RMB replacing USD as No1 currency globally?(02)
2. The achievements and periodicities of RMB internationalization
After the outbreak of the global financial crisis in 2008, the People’s Bank of China officially began to promote the internationalization of RMB in 2009. Over the past decade or so, RMB internationalization had made quite impressive achievements.
First of all, from the perspective of trading volumes, according to SWIFT data, as of Apr 2023, the global market share of RMB in international payments reached 1.93%, making it the 7th largest settlement currency in the world. In contrast, the shares of the U.S. Dollar, euro, British pound, and Japanese yen during the same period were 59.74%, 11.46%, 5.65%, and 5.85%, respectively.
Secondly, from the perspective of value storage, according to IMF data, until Q1 2023, the RMB’s share of the world’s allocated foreign exchange reserves reached 2.58%, making it the 5th largest reserve currency in the world. Meanwhile, the shares of the U.S. Dollar, Euro, British Pound, and Japanese Yen during the same period were 59.02%, 19.77%, 4.85%, and 5.47%, respectively.
Thirdly, from the currency perspective of foreign exchange transactions, according to BIS data, by the end of 2022, the RMB accounted for 7% of global foreign exchange transactions (please note that the total weight is 200%), which was significantly higher than the 4% at the end of 2019, ranking as The fifth most traded currency in the world. In contrast, the shares of the US Dollar, Euro, British Pound and Japanese Yen were 88%, 31%, 13% and 17% respectively during the same period.
Thirdly, from the perspective of the currency composition of the IMF’s Special Drawing Rights (SDR) basket, from August 1, 2022, the weight of the RMB had been increased from 10.92% to 12.28%, making it the third biggest weighted currency. Meanwhile, the currency weights of the U.S. Dollar, Euro, British Pound, and Japanese Yen were 43.38%, 29.31%, 7.44%, and 7.59%, respectively.
From the above, we can draw two conclusions:
First, since 2009,with the rapid development of Chinese Economy, the internationalization of RMB had indeed been witnessed with an accelerated process in multiple dimensions;
Second, even so, the RMB still got sizable gaps compared with other major foreign currencies. Excluding the U.S. Dollar and the Euro, it would still take quite a long time for the RMB to catch up with the British Pound and the Japanese Yen in both scope and depth when it comes to medium of exchange, store of value and foreign exchange transactions as one pivotal global currency;
It’s also worth noting that,Since 2009,the process of RMB internationalization had demonstrated Obvious life cycles. Whether judging from the datas of RMB cross-border trade and direct investment, or the RMB deposits and loans in the offshore financial market, these periodicities were quite prominent to be detected. To be specific, from 2009 to 2017, the RMB internationalization process went through the first complete cycle.That is to say, from 2009 to the first half of 2015,it was in an ascending period; then from the second half of 2015 to the end of 2017,it was within a declining period. From 2018 to now, RMB internationalization entered the second cycle, and is currently within the Gradually climbing phase.

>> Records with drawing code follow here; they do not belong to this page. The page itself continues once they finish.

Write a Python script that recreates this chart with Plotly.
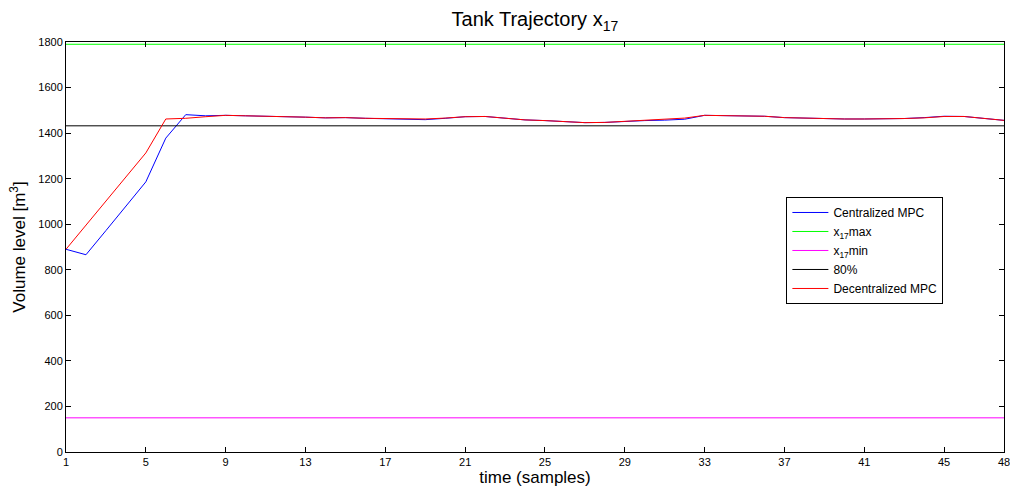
import plotly.graph_objects as go

samples = list(range(1, 49))

centralized = [890, 866, 972, 1080, 1186, 1378, 1481, 1476, 1478, 1476,
               1475, 1473, 1470, 1467, 1468, 1465, 1463, 1459, 1459, 1465,
               1472, 1473, 1466, 1458, 1455, 1451, 1446, 1447, 1452, 1455,
               1457, 1461, 1478, 1476, 1474, 1474, 1468, 1465, 1463, 1462,
               1462, 1462, 1464, 1468, 1474, 1473, 1466, 1456]

decentralized = [890, 996, 1102, 1207, 1313, 1462, 1465, 1472, 1478, 1476,
                 1475, 1473, 1470, 1467, 1468, 1465, 1464, 1461, 1462, 1466,
                 1472, 1473, 1466, 1458, 1455, 1451, 1446, 1447, 1452, 1456,
                 1460, 1466, 1478, 1476, 1474, 1474, 1468, 1465, 1463, 1462,
                 1462, 1462, 1464, 1467, 1473, 1473, 1466, 1456]

x_max_level = 1790
x_min_level = 150
level_80pct = 1432

x_ticks = [1, 5, 9, 13, 17, 21, 25, 29, 33, 37, 41, 45, 48]
y_ticks = [0, 200, 400, 600, 800, 1000, 1200, 1400, 1600, 1800]

FONT = "Liberation Sans, Arial, Helvetica, sans-serif"

fig = go.Figure()
fig.add_trace(go.Scatter(x=samples, y=centralized, mode="lines",
                         name="Centralized MPC",
                         line=dict(color="#0000ff", width=1)))
fig.add_trace(go.Scatter(x=samples, y=[x_max_level] * len(samples), mode="lines",
                         name="x<sub>17</sub>max",
                         line=dict(color="#00ff00", width=1)))
fig.add_trace(go.Scatter(x=samples, y=[x_min_level] * len(samples), mode="lines",
                         name="x<sub>17</sub>min",
                         line=dict(color="#ff00ff", width=1)))
fig.add_trace(go.Scatter(x=samples, y=[level_80pct] * len(samples), mode="lines",
                         name="80%",
                         line=dict(color="#000000", width=1)))
fig.add_trace(go.Scatter(x=samples, y=decentralized, mode="lines",
                         name="Decentralized MPC",
                         line=dict(color="#ff0000", width=1)))

axis_common = dict(
    showgrid=False, zeroline=False, showline=True, linecolor="black",
    linewidth=1, mirror="ticks", ticks="inside", ticklen=5, tickcolor="black",
    tickfont=dict(family=FONT, size=11, color="black"),
    ticklabeloverflow="allow", automargin=False,
)

fig.update_layout(
    width=1010, height=495,
    margin=dict(l=66, r=6, t=42, b=43, autoexpand=False),
    paper_bgcolor="white", plot_bgcolor="white",
    font=dict(family=FONT, color="black"),
    title=dict(text="Tank Trajectory x<sub>17</sub>", x=0.5296, xanchor="center",
               y=0.975, yanchor="top", font=dict(family=FONT, size=20, color="black")),
    xaxis=dict(range=[1, 48], tickvals=x_ticks, ticktext=[str(t) for t in x_ticks],
               title=dict(text="time (samples)", standoff=2,
                          font=dict(family=FONT, size=17, color="black")),
               **axis_common),
    yaxis=dict(range=[0, 1800], tickvals=y_ticks, ticktext=[str(t) for t in y_ticks],
               title=dict(text="Volume level [m<sup>3</sup>]", standoff=8,
                          font=dict(family=FONT, size=17, color="black")),
               **axis_common),
    legend=dict(x=0.768, y=0.622, xanchor="left", yanchor="top",
                bgcolor="white", bordercolor="black", borderwidth=1,
                font=dict(family=FONT, size=12, color="black"),
                tracegroupgap=0, itemwidth=36),
    showlegend=True,
)

fig.write_html("out.html")
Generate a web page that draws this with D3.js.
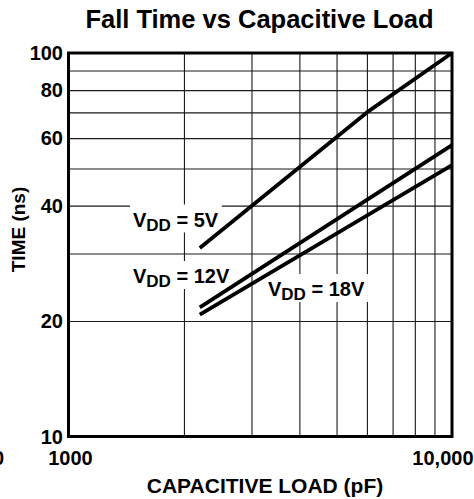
<!DOCTYPE html>
<html>
<head>
<meta charset="utf-8">
<script src="https://cdn.jsdelivr.net/npm/d3@7/dist/d3.min.js"></script>
<style>
  html, body { margin: 0; padding: 0; background: #fff; }
  svg { display: block; }
  text { font-family: "Liberation Sans", Arial, Helvetica, sans-serif; font-weight: bold; fill: #000; }
</style>
</head>
<body>
<svg id="chart" width="474" height="499"></svg>
<script>
// ---- data ----
const xDomain = [1000, 10000];
const yDomain = [10, 100];
const xGrid = [2000, 3000, 4000, 5000, 6000, 7000, 8000, 9000];
const yGrid = [20, 30, 40, 50, 60, 70, 80, 90];
const yTickValues = [10, 20, 40, 60, 80, 100];
const yTickLabels = ["10", "20", "40", "60", "80", "100"];
const xTickValues = [1000, 10000];
const xTickLabels = ["1000", "10,000"];

const load5V = [2200, 6000, 10000];
const time5V = [31, 70, 100];
const load12V = [2200, 10000];
const time12V = [21.7, 57.5];
const load18V = [2200, 10000];
const time18V = [20.8, 51];

const seriesNames = ["5V", "12V", "18V"];

// ---- layout ----
const svg = d3.select("#chart");
const L = 68.5, R = 452, T = 53, B = 436.5;

const x = d3.scaleLog().domain(xDomain).range([L, R]);
const y = d3.scaleLog().domain(yDomain).range([B, T]);

// gridlines
svg.append("g")
  .attr("transform", `translate(0,${B})`)
  .call(d3.axisBottom(x).tickValues(xGrid).tickSize(-(B - T)).tickFormat(""))
  .call(g => g.select(".domain").remove())
  .call(g => g.selectAll("line").attr("stroke", "#1a1a1a").attr("stroke-width", 1.1));

svg.append("g")
  .attr("transform", `translate(${L},0)`)
  .call(d3.axisLeft(y).tickValues(yGrid).tickSize(-(R - L)).tickFormat(""))
  .call(g => g.select(".domain").remove())
  .call(g => g.selectAll("line").attr("stroke", "#1a1a1a").attr("stroke-width", 1.1));

// frame
svg.append("rect")
  .attr("x", L).attr("y", T)
  .attr("width", R - L).attr("height", B - T)
  .attr("fill", "none").attr("stroke", "#000").attr("stroke-width", 3);

// label boxes + labels
const labelPos = [
  { x: 133, y: 226.5 },
  { x: 133, y: 283 },
  { x: 268, y: 296 }
];
const labelLayer = svg.append("g");
const lineLayer = svg.append("g");
const textLayer = svg.append("g");

seriesNames.forEach((name, i) => {
  const p = labelPos[i];
  const t = textLayer.append("text")
    .attr("x", p.x).attr("y", p.y)
    .style("font-size", "20px");
  t.append("tspan").text("V");
  t.append("tspan").attr("dy", 4).style("font-size", "17px").text("DD");
  t.append("tspan").attr("dy", -4).text(" = " + name);
  const bb = t.node().getBBox();
  labelLayer.append("rect")
    .attr("x", bb.x - 3).attr("y", bb.y - 4)
    .attr("width", bb.width + 6).attr("height", bb.height + 2)
    .attr("fill", "#fff");
});

// data lines
const line = d3.line().x(d => x(d[0])).y(d => y(d[1]));
const series = [
  d3.zip(load5V, time5V),
  d3.zip(load12V, time12V),
  d3.zip(load18V, time18V)
];
series.forEach(s => {
  lineLayer.append("path")
    .attr("d", line(s))
    .attr("fill", "none")
    .attr("stroke", "#000")
    .attr("stroke-width", 3.8)
    .attr("stroke-linejoin", "round");
});

// y tick labels
svg.append("g")
  .attr("transform", `translate(${L},0)`)
  .call(d3.axisLeft(y).tickValues(yTickValues).tickSize(0).tickPadding(5.5)
    .tickFormat((d, i) => yTickLabels[i]))
  .call(g => g.select(".domain").remove())
  .call(g => g.selectAll("text").attr("dy", "0.34em")
    .style("font-size", "20px").style("font-family", "'Liberation Sans', Arial, sans-serif")
    .style("font-weight", "bold").attr("fill", "#000"));

// x tick labels
svg.append("g")
  .attr("transform", `translate(0,${B})`)
  .call(d3.axisBottom(x).tickValues(xTickValues).tickSize(0).tickPadding(14)
    .tickFormat((d, i) => xTickLabels[i]))
  .call(g => g.select(".domain").remove())
  .call(g => g.selectAll("text")
    .style("font-size", "20px").style("font-family", "'Liberation Sans', Arial, sans-serif")
    .style("font-weight", "bold").attr("fill", "#000"))
  .call(g => g.selectAll("text").filter((d, i) => i === 0).attr("x", 1.5))
  .call(g => g.selectAll("text").filter((d, i) => i === 1).attr("text-anchor", "end").attr("x", 21));

// cut-off label at left edge
svg.append("text").attr("x", 4).attr("y", 465).attr("text-anchor", "end")
  .style("font-size", "20px").text("0");

// title
svg.append("text").attr("x", 259.5).attr("y", 28.3).attr("text-anchor", "middle")
  .style("font-size", "25.5px").text("Fall Time vs Capacitive Load");

// axis titles
svg.append("text").attr("x", 265).attr("y", 492.5).attr("text-anchor", "middle")
  .style("font-size", "21px").text("CAPACITIVE LOAD (pF)");

svg.append("text")
  .attr("transform", "translate(25,229.5) rotate(-90)")
  .attr("text-anchor", "middle")
  .style("font-size", "19px").text("TIME (ns)");
</script>
</body>
</html>
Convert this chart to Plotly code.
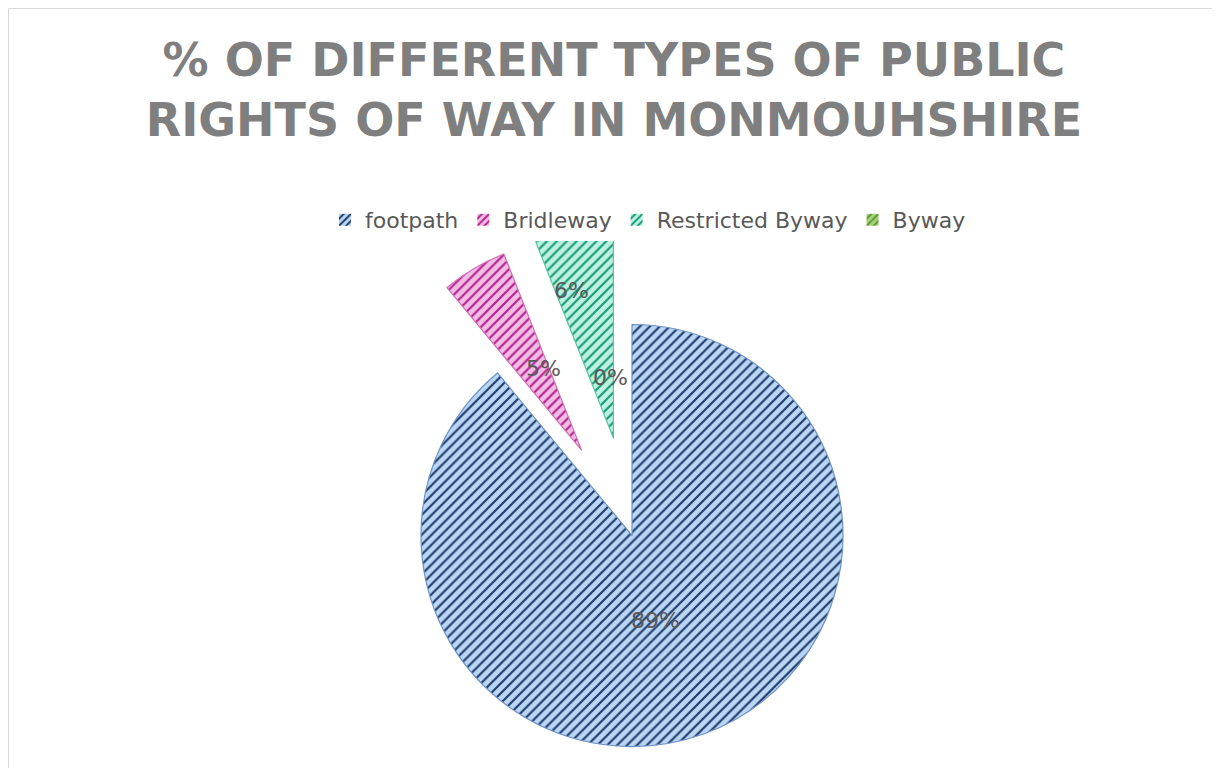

Why did the RMB internationalization process enter a period of decline from the second half of 2015 to the end of 2017? Behind it,there were short-term economic and financial cyclical factors, as well as medium and long-term structural factors. Short-term economic and financial cyclical factors mainly include:
first, as the US Federal Reserve shrunk its balance sheet in 2014 and began to raise interest rates in 2015, and the People’s Bank of China lowered interest rates in 2015 in response to the rapid decline in the GDP growth, the interest rate gaps between China and the United States narrowed swiftly;
Second, the narrowing the interest rates gaps between China and the United States,spurred speedy cross-border capital outflows soon afterwards led to the reversal of expectations of RMB appreciation against the dollar to depreciation expectations;
Third, since 2015, with the slowing down in domestic economic growth, China’s domestic financial Risks began to mount and manifest.In return,the combined short-term economic and long-term cyclical financial factors had reduced the willingness of foreign entities to hold RMB financial assets. In fact, more imperative,As the medium and long-term structural problems mounted, it forced the People’s Bank of China to speed up the internationalization of the RMB,AKA,drive excessive CNY liquidity overseas.